The Goat-Fish Paradox: Capricorn and the Borderlands of Time

The Goat-Fish Paradox: Capricorn and the Borderlands of Time

Oracle Sothis

Capricorn stands at the intersection of heaven’s logic and earth’s need, its ancient form—a goat with the tail of a fish—demanding technical scrutiny rather than modern symbolic projections. The composite body is not an artistic whim, but a structured key: the goat ascending the crag, the fish tail plunging into primordial water, each expressing a temporal regime that is not strictly chronological.

Babylonian sources codified the figure as SUHUR.MAŠ, the goat-fish, an emblem not of confusion but of jurisdiction at the celestial hinge. The winter solstice, the sun’s lowest nadir, marks the goat-fish’s territory. Here, the sun’s apparent death and imminent rebirth are not metaphor but a calendrical boundary, the moment when measurement collapses into the necessity of return. The solstitial gate is not a portal of hope; it is an ancient technical challenge—how to reconcile the waning with the waxing, how to sustain continuity across interruption.

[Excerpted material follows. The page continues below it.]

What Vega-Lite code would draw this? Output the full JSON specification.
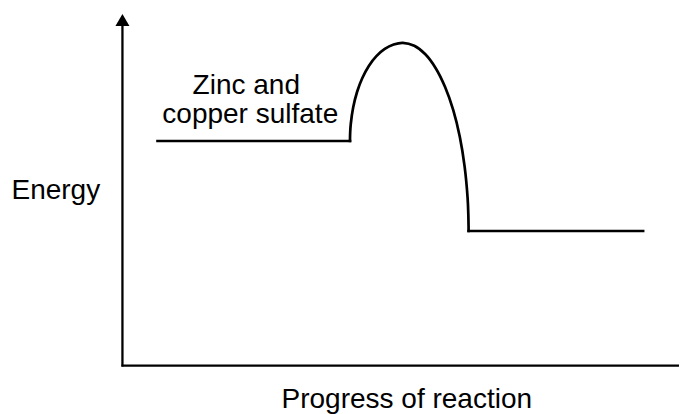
{
  "$schema": "https://vega.github.io/schema/vega-lite/v6.json",
  "width": 681,
  "height": 414,
  "autosize": {"type": "fit", "contains": "padding"},
  "padding": 0,
  "background": "white",
  "config": {"view": {"stroke": null}},
  "datasets": {
    "curve": [
      {"seg": "reactants", "x": 158, "y": 273},
      {"seg": "reactants", "x": 351, "y": 273},
      {"seg": "hump", "x": 351, "y": 273},
      {"seg": "hump", "x": 351.2, "y": 281.5},
      {"seg": "hump", "x": 351.8, "y": 290},
      {"seg": "hump", "x": 354.2, "y": 306.5},
      {"seg": "hump", "x": 358.1, "y": 322},
      {"seg": "hump", "x": 363.4, "y": 336},
      {"seg": "hump", "x": 369.9, "y": 348.1},
      {"seg": "hump", "x": 377.5, "y": 357.9},
      {"seg": "hump", "x": 385.9, "y": 365.1},
      {"seg": "hump", "x": 394.8, "y": 369.5},
      {"seg": "hump", "x": 404, "y": 371.2},
      {"seg": "hump", "x": 415.5, "y": 368.2},
      {"seg": "hump", "x": 426.6, "y": 359.7},
      {"seg": "hump", "x": 437, "y": 345.8},
      {"seg": "hump", "x": 446.4, "y": 327},
      {"seg": "hump", "x": 454.6, "y": 303.9},
      {"seg": "hump", "x": 461.2, "y": 277},
      {"seg": "hump", "x": 466, "y": 247.3},
      {"seg": "hump", "x": 469, "y": 215.7},
      {"seg": "hump", "x": 469.7, "y": 199.4},
      {"seg": "hump", "x": 470, "y": 183},
      {"seg": "products", "x": 470, "y": 183},
      {"seg": "products", "x": 645, "y": 183}
    ],
    "axes": [
      {"x": 122.8, "y": 388, "x2": 122.8, "y2": 47.5},
      {"x": 121.8, "y": 48.3, "x2": 681, "y2": 48.3}
    ],
    "arrow": [
      {"x": 122.8, "y": 393}
    ],
    "labels": [
      {"label": "Energy", "x": 56, "y": 215},
      {"label": "Zinc and", "x": 247, "y": 320},
      {"label": "copper sulfate", "x": 251, "y": 291},
      {"label": "Progress of reaction", "x": 408, "y": 6}
    ]
  },
  "encoding": {
    "x": {"field": "x", "type": "quantitative", "scale": {"domain": [0, 681], "nice": false, "zero": false}, "axis": null},
    "y": {"field": "y", "type": "quantitative", "scale": {"domain": [0, 414], "nice": false, "zero": false}, "axis": null}
  },
  "layer": [
    {
      "data": {"name": "axes"},
      "mark": {"type": "rule", "color": "black", "strokeWidth": 2.3},
      "encoding": {
        "x2": {"field": "x2"},
        "y2": {"field": "y2"}
      }
    },
    {
      "data": {"name": "arrow"},
      "mark": {"type": "point", "shape": "M0,-1L-1,0.714L1,0.714Z", "filled": true, "color": "black", "opacity": 1, "size": 196, "strokeWidth": 0},
      "encoding": {}
    },
    {
      "data": {"name": "curve"},
      "mark": {"type": "line", "color": "black", "strokeWidth": 2.7, "interpolate": "catmull-rom", "strokeCap": "square"},
      "encoding": {
        "detail": {"field": "seg", "type": "nominal"},
        "order": {"field": "x", "type": "quantitative"}
      }
    },
    {
      "data": {"name": "labels"},
      "mark": {"type": "text", "font": "Liberation Sans", "fontSize": 28, "color": "black", "align": "center", "baseline": "alphabetic"},
      "encoding": {
        "text": {"field": "label", "type": "nominal"}
      }
    }
  ]
}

Capricorn’s fish tail anchors it in the abyssal sea, the undifferentiated, the archaic past. The goat half, trained to climb, invokes terrestrial effort, history, and ascent. In this paradox, the sign rules the borderlands of time: the temporal threshold where one year dies and another is conceived. In Mesopotamian reckoning, the goat-fish presided over the sacred king’s rites of renewal, where the king’s body must traverse both domains—descending into the depths (the fish, regression) and returning to the heights (the goat, progression). The act is neither mystical nor psychological but enacted as law, to guarantee the continuity of the world’s order.

Later Greek tradition preserved but thinned the figure as Amalthea or Pan transformed, but always retained the tension. The Romans codified Capricorn as Augustus’s natal star, signifying imperial stability grounded in this power to straddle endings and beginnings. The fish’s tail was never abandoned: it signified the persistent drag of the archaic, the necessity for every legitimate order to have roots sunk in waters older than memory, while the goat’s hooves drive upward into the domain of rule and achievement.

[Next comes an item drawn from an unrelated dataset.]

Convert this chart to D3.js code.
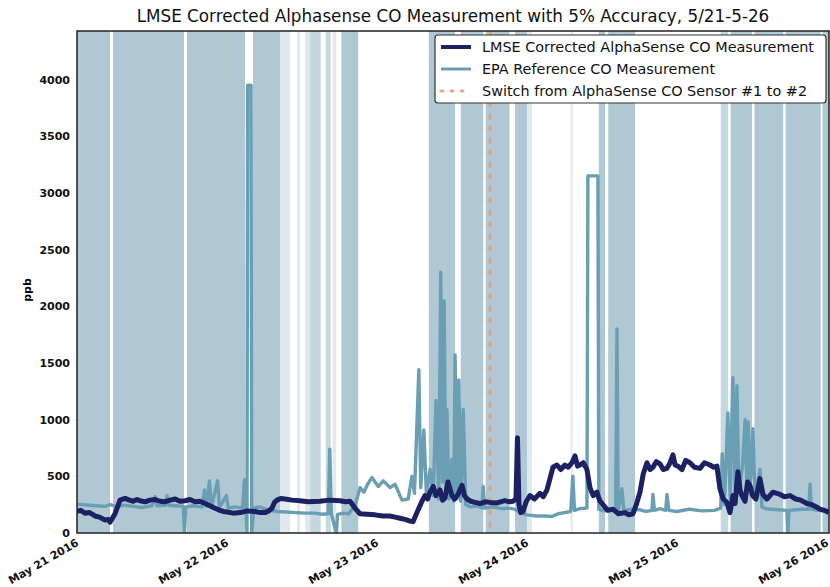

Capricorn’s technical function is thus to police the border between cycles, to effect transition without rupture. The goat-fish is not a hybrid of fancy but the necessary form for what must pass from dissolution into articulation. Its stars mark the segment of the ecliptic where time, as sequence, breaks and reforms—a region for rituals of renewal, for kingly accession, and for all acts demanding lawful re-entry into the stream of becoming.

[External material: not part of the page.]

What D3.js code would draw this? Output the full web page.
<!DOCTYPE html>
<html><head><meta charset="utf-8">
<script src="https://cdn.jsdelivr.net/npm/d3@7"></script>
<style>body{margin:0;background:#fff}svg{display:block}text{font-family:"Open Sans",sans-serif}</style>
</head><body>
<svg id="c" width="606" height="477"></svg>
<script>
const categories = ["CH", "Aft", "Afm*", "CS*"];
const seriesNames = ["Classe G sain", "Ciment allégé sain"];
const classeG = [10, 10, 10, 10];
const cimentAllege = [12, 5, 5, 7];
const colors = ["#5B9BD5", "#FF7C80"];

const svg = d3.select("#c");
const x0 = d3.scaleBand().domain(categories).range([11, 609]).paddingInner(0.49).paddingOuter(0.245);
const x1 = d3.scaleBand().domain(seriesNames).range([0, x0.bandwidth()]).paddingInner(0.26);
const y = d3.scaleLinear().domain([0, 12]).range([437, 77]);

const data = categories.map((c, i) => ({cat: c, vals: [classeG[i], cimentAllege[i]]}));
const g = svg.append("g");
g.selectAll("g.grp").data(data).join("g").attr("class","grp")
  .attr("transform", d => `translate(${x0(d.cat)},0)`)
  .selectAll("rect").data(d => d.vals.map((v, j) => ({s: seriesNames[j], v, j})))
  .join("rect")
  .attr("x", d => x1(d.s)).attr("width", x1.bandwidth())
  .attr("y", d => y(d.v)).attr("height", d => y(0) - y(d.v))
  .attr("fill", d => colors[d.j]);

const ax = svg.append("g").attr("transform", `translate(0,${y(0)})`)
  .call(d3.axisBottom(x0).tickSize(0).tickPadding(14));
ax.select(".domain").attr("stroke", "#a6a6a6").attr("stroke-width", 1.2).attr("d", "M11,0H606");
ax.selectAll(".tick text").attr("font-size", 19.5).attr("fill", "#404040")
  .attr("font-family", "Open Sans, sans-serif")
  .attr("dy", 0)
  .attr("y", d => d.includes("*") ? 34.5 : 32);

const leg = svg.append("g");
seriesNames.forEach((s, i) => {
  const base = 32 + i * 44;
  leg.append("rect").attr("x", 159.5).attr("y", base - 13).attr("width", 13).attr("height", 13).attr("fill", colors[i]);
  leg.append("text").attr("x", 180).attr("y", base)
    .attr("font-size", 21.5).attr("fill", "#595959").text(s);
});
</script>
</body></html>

To understand Capricorn is to grasp the protocols for crossing from the timeless to the timely, to navigate not only the calendar’s turning but the re-foundation of legitimacy, memory, and law at the limits of light and darkness. The goat-fish holds the code for returning from the depths with something fit for the climb, and in this, the sign is both the cipher of all rule and the architect of all returns.